Ages ago, when we were still discovering the art of record keeping and the building of societies, people looked up into the sky at night and saw endlessness. They saw the vast plain of black velvet studded with diamonds before they knew how to describe them as such, and before they knew anything about gaseous celestial bodies and other planets and how truly enormous our universe is. Being unable to understand the colossal scale of what’s out there, these ancestors did what humans always do…they told stories.

People love patterns, and when we cannot yet see what those patterns are, we create our own. We looked up into the endless sky and from the infinite light of the universe, we told our own tales, of heroes and giants, legends and gods, loss, joy, beauty, and pain. We carved out our universe to fit us, and in the process made it all the more beautiful.
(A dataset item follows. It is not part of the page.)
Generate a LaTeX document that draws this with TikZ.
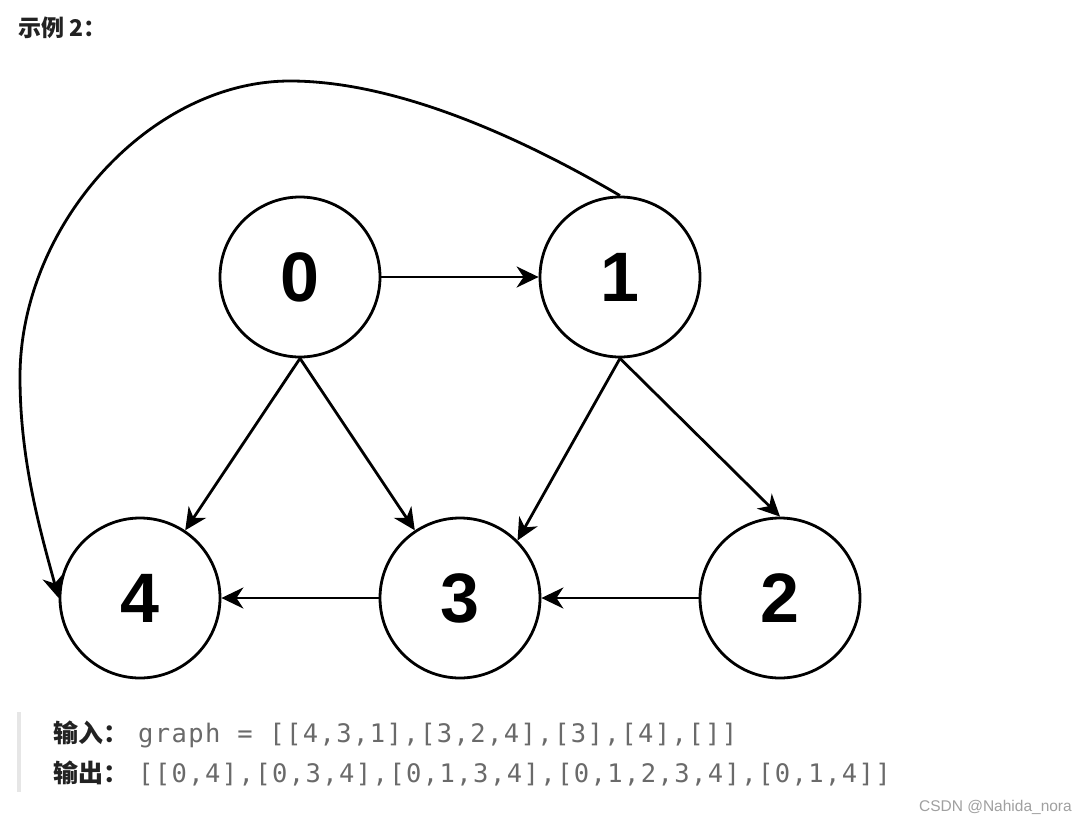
\documentclass[tikz,border=0pt]{standalone}
\usepackage{fontspec}
\setmainfont{Liberation Sans}
\newfontfamily\cjk{Noto Sans CJK SC}
\newfontfamily\monofont{DejaVu Sans Mono}
\usetikzlibrary{arrows.meta}
\definecolor{codegray}{HTML}{6A6A6A}
\definecolor{labeldark}{HTML}{222222}
\definecolor{barcol}{HTML}{E6E6E6}
\definecolor{markgray}{HTML}{A0A0A0}
\begin{document}
\begin{tikzpicture}[x=1pt,y=-1pt,
  vert/.style={circle,draw=black,line width=2.8pt,minimum size=160pt,inner sep=0pt,
    font=\fontsize{70}{70}\selectfont\bfseries},
  edge/.style={line width=2.8pt,-{Stealth[length=22pt,width=21pt,inset=7pt]}},
  cjklabel/.style={anchor=base west,inner sep=0pt,text=labeldark,
    font=\cjk\bfseries\fontsize{25}{25}\selectfont},
  codetext/.style={anchor=base west,inner sep=0pt,text=codegray,
    font=\monofont\addfontfeature{LetterSpace=5.5}\fontsize{25.5}{25.5}\selectfont}]
\useasboundingbox[fill=white] (0,0) rectangle (1086,822);

% title
\node[anchor=base west,inner sep=0pt,text=labeldark,
  font=\cjk\bfseries\fontsize{23}{23}\selectfont] (title) at (18,36) {示例 2：};

% vertices
\node[vert] (n0) at (300,277) {0};
\node[vert] (n1) at (620,277) {1};
\node[vert] (n4) at (140,598) {4};
\node[vert] (n3) at (460,598) {3};
\node[vert] (n2) at (780,598) {2};

% edges
\draw[edge] (n0.east) -- (n1.west);
\draw[edge] (n0.south) -- (n4);
\draw[edge] (n0.south) -- (n3);
\draw[edge] (n1.south) -- (n3.45);
\draw[edge] (n1.south) -- (n2.north);
\draw[edge] (n3.west) -- (n4.east);
\draw[edge] (n2.west) -- (n3.east);
\draw[edge] (n1.north) .. controls (510,131) and (390,81) .. (290,81)
  .. controls (150,81) and (20,225) .. (20,377)
  .. controls (20,460) and (40,530) .. (n4.west);

% example block
\fill[barcol] (17,712) rectangle (21,792);
\node[cjklabel] (inlab) at (53,742) {输入：};
\node[codetext] (incode) at (138,742) {graph = [[4,3,1],[3,2,4],[3],[4],[]]};
\node[cjklabel] (outlab) at (53,782) {输出：};
\node[codetext] (outcode) at (138,782) {[[0,4],[0,3,4],[0,1,3,4],[0,1,2,3,4],[0,1,4]]};

% watermark
\node[anchor=base east,inner sep=0pt,text=markgray,
  font=\fontsize{15.5}{15.5}\selectfont] (mark) at (1072,811) {CSDN @Nahida\_nora};
\end{tikzpicture}
\end{document}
Centuries later, when the stars were discovered for what they were, we continued to call them by the names they left us, naming new ones for their stories, naming devices created to explore them after the same heroes and giants, legends and gods. We continue to tell their story every time a star chart tracks the placement of Orion and Cassiopeia and Perseus, and we still tell the stories of how they came to watch over our slumbering world.

When I look up, on nights like tonight, and see fireworks burst into brief life against a backdrop of history and humanity like that, I can’t help but believe that we saw the beauty of the stars and decided to recreate it closer to home, that we might almost touch these legends, and beg them bless our celebrations with all of the ingenuity of ages past.